In a written statement, Scalise aide Moira Bagley Smith confirmed that Scalise addressed the group as it gathered at a New Orleans-area hotel near the neighborhoods that both Scalise and Duke represented during separate stints as state lawmakers.

Smith said in her statement that Scalise spoke only to rally support for conservative fiscal policies in Louisiana, not to endorse the mission and views of his audience. Smith's statement came after a liberal Louisiana blogger, Lamar White Jr., first reported the 12-year-old story using online postings from members.

"Throughout his career in public service, Mr. Scalise has spoken to hundreds of different groups with a broad range of viewpoints," Smith wrote. "In every case, he was building support for his policies, not the other way around. In 2002, he made himself available to anyone who wanted to hear his" legislative agenda.
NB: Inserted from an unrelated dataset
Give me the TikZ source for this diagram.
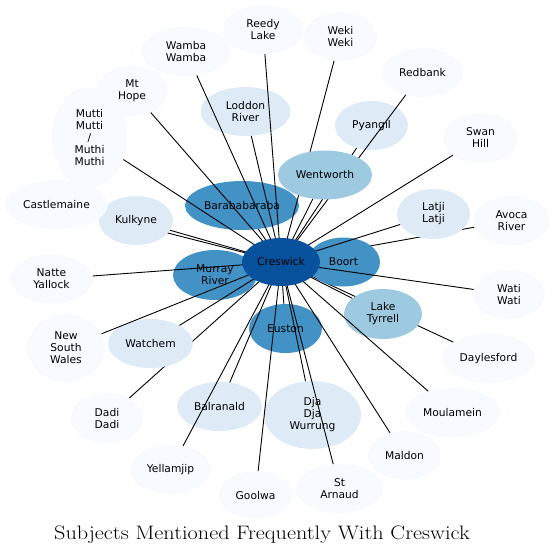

"He has never been affiliated with the abhorrent group in question," the statement continued. "The hate-fueled ignorance and intolerance that group projects is in stark contradiction to what Mr. Scalise believes and practices as a father, a husband and a devoted Catholic."

Scalise said in a telephone interview with NOLA.com(backslash)The Times-Picayune on Monday that he "didn't know who all of these groups were and I detest any kind of hate group. For anyone to suggest that I was involved with a group like that is insulting and ludicrous."

The story comes just days before a new Congress convenes, with Scalise poised to help shape House Republicans' agenda in his first full term as whip.

It also comes as American voters demonstrate increasing racial polarization in their political preferences, with white majorities siding overwhelmingly with Republicans in the 2014 midterms and non-whites continuing their strong support for Democrats. Many strategists say both parties must figure out how to reach beyond their respective bases.

Scalise, 49, ascended to his leadership post in June in the chain of events that followed then-Majority Leader Eric Cantor's surprise defeat in a Republican primary.

Scalise won the whip race with the solid backing of House conservatives, particularly Southerners who wanted a greater leadership voice considering the region's role in giving Republicans their largest House majority since President Herbert Hoover's administration at the start of the Great Depression.

He won his seat in a 2008 special election after helping build a more cohesive Republican caucus in a Louisiana statehouse that historically had not operated along party lines. His district includes majority white portions of New Orleans and surrounding suburbs, reaching to coastal and bayou communities anchored by the energy and fishing industries.